As cybersecurity insurance premiums soar, companies may be forced to play a game of Russian roulette, taking the chance that they won’t be hit by a cyberattack.
The stakes are high: approximately 236,1-million ransomware attacks occurred globally in the first half of 2022 alone – in 2023, it’s predicted that close to 33-billion accounts will be breached costing the global economy $8-trillion.
In light of growing attacks cyber insurance premiums have been increasing exponentially making it difficult for companies to get the coverage they need. Globally, Q1 2022 saw cybersecurity insurance premiums rise by a massive 110% year on year. Q1 2023 saw an additional annual rise of 10%. An annual premium for coverage of $50-million could range anywhere from $100 000 to $500 000.

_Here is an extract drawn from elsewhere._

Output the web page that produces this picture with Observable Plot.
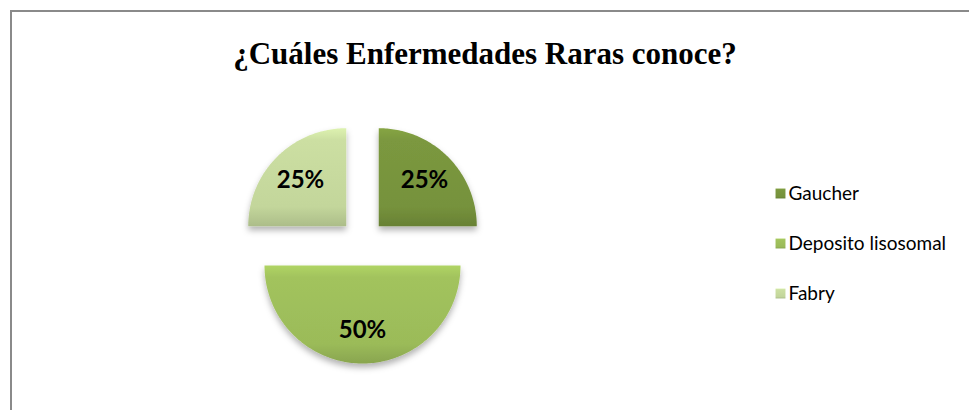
<!DOCTYPE html>
<html><head><meta charset="utf-8">
<script src="https://cdn.jsdelivr.net/npm/d3@7"></script>
<script src="https://cdn.jsdelivr.net/npm/@observablehq/plot@0.6"></script>
<style>
html,body{margin:0;padding:0;background:#fff;overflow:hidden;width:969px;height:410px;}
#frame{position:absolute;left:10px;top:10px;width:1000px;height:450px;border:2px solid #8a8a8a;box-sizing:border-box;}
#chart{position:absolute;left:0;top:0;}
</style></head><body>
<div id="frame"></div><div id="chart"></div>
<script>
// ---- data ----
const title = "¿Cuáles Enfermedades Raras conoce?";
const categories = ["Gaucher", "Deposito lisosomal", "Fabry"];
const values = [25, 50, 25];
const percentLabels = ["25%", "50%", "25%"];
const colors = ["#76923C", "#9BBB59", "#C3D69B"];

// ---- layout ----
const W = 969, H = 410;
const cx = 362, cy = 242, R = 98, explode = 23;
const labelFrac = 0.66;
const legendX = 780, legendY0 = 193, legendStep = 50;

const rows = categories.map((c, i) => ({cat: c, value: values[i], label: percentLabels[i], i}));
const arcs = d3.pie().sort(null).value(d => d.value)(rows);

const polys = [];
const labelPts = [];
arcs.forEach((p, i) => {
  const mid = (p.startAngle + p.endAngle) / 2;
  const ox = cx + explode * Math.sin(mid), oy = cy - explode * Math.cos(mid);
  polys.push({k: i, x: ox, y: oy});
  const n = Math.ceil((p.endAngle - p.startAngle) / (Math.PI / 180));
  for (let j = 0; j <= n; j++) {
    const a = p.startAngle + (p.endAngle - p.startAngle) * j / n;
    polys.push({k: i, x: ox + R * Math.sin(a), y: oy - R * Math.cos(a)});
  }
  labelPts.push({x: ox + labelFrac * R * Math.sin(mid), y: oy - labelFrac * R * Math.cos(mid), text: p.data.label});
});

const legendRows = rows.map((r, i) => ({x: legendX, y: legendY0 + i * legendStep, cat: r.cat, i}));

const chart = Plot.plot({
  width: W, height: H,
  margin: 0,
  style: {background: "transparent", overflow: "visible"},
  x: {domain: [0, W], range: [0, W], axis: null},
  y: {domain: [0, H], range: [0, H], axis: null},
  color: {type: "identity"},
  marks: [
    Plot.text([title], {x: () => W / 2, y: () => 54, text: d => d, fontFamily: "Liberation Serif", fontWeight: "bold", fontSize: 31, fill: "#000"}),
    Plot.line(polys, {x: "x", y: "y", z: "k", fill: d => `url(#grad${d.k})`, stroke: "none", curve: "linear-closed"}),
    Plot.text(labelPts, {x: "x", y: "y", text: "text", fontFamily: "Lato", fontWeight: "bold", fontSize: 24, fill: "#000"}),
    Plot.dot(legendRows, {x: "x", y: "y", symbol: "square", r: 5.6, fill: d => `url(#grad${d.i})`, stroke: "none"}),
    Plot.text(legendRows, {x: d => d.x + 8, y: "y", text: "cat", textAnchor: "start", fontFamily: "Lato", fontSize: 19, fill: "#000"})
  ]
});

// gradients and shadow (styling)
const svg = d3.select(chart);
const defs = svg.insert("defs", ":first-child");
colors.forEach((c, i) => {
  const g = defs.append("linearGradient").attr("id", `grad${i}`).attr("x1", 0).attr("y1", 0).attr("x2", 0).attr("y2", 1);
  g.append("stop").attr("offset", "0%").attr("stop-color", d3.color(c).brighter(0.35).formatHex());
  g.append("stop").attr("offset", "12%").attr("stop-color", d3.color(c).brighter(0.12).formatHex());
  g.append("stop").attr("offset", "80%").attr("stop-color", c);
  g.append("stop").attr("offset", "100%").attr("stop-color", d3.color(c).darker(0.35).formatHex());
});
const f = defs.append("filter").attr("id", "shadow").attr("x", "-20%").attr("y", "-20%").attr("width", "140%").attr("height", "150%");
f.append("feDropShadow").attr("dx", 0).attr("dy", 4).attr("stdDeviation", 3).attr("flood-color", "#000").attr("flood-opacity", 0.3);
svg.selectAll('g[aria-label="line"]').attr("filter", "url(#shadow)");

document.getElementById("chart").appendChild(chart);
</script>
</body></html>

A slow-down of premium increases at the start of 2023 is good news for companies, but it also has a dark side; there will be more exclusions written into policies as underwriters get to grips with the risks in this fast changing and complex environment. Recently Lloyds of London created a stir when they suggested to 76 of their insurance syndicates to remove “nation-state-backed cyberattacks” from insurance policies by March 2023.
The NotPetya attack in 2017 was a huge driver behind Lloyds decision to implement the exclusionary clauses. The malicious data encryption tool inserted into a legitimate piece of software used by most of Ukraine’s financial and government institutions, spread via trusted networks, rather than widely over the internet. Therefore, it bypassed the processes put in place to prevent ransomware attacks, estimated losses experienced by commercial companies in the Ukraine network exceeded $10-billion.
Prevention has to be the key focus because mitigating the damage of attacks is almost impossible. To put this into perspective, NotPetya destroyed all end-user devices, including 49 000 laptops and the print capability of shipping and logistics giant Maersk. It also destroyed 1 000 of the company’s applications and 3 500 servers. The total cost of losses came in at $250-million.
In addition to tangible costs of a major data breach or cyberattack, companies now need to consider the cost of regulatory fines, legal settlements, reputational damage, and business interruption costs.
Monica Oravcova, chief operating officer and co-founder of Naoris Protocol, says: “The NotPetya attack really highlighted the NotPetya attack really highlighted the vulnerability of ‘trusted’ networks, where no-one is validating the validators and ensuring the trust level of the network itself. This is a clear case of ‘eyes wide shut’ by some large multinational enterprises who left this attack vector open. New generation technology, such as a decentralised cybersecurity mesh architecture can prevent these kinds of attacks.
“This technology enforces trust across networks by turning all connected devices into validator nodes that check the security status of every other device in the network. Any detected anomalies or code manipulation will raise an alert within milliseconds potentially preventing the attack.”
The average cost of a data breach is $4,2-million and in the case of regulated industries, costs can be much higher. In finance and banking, the cost is estimated to be $210 per record with an average breach totalling 25 000 records, this translates into $10,725-million.
People are still the highest risk factor, with more than 90% of breaches facilitated by humans. Experts agree that by addressing the standard of cybersecurity awareness globally, breaches should come down and risk management should be easier to enforce.
Oravcova says: “Training must go beyond tick box compliance, motivated by regulatory and liability penalties, every member of staff needs to be able to recognise a malicious email. Many companies focus on technical improvement: ‘How can I make sure I have the best IT and detection systems in place?” but they don’t address the fact that the weakest links are their employees.
“The pandemic brought this into sharp focus as devices left the security of ring fenced networks. In essence the servers left the building and every device became a single point of failure.”
She adds that solutions need to be created in close collaboration between insurance companies, enterprises and cybersecurity firms, to work together in their respective areas to stop cyberattacks.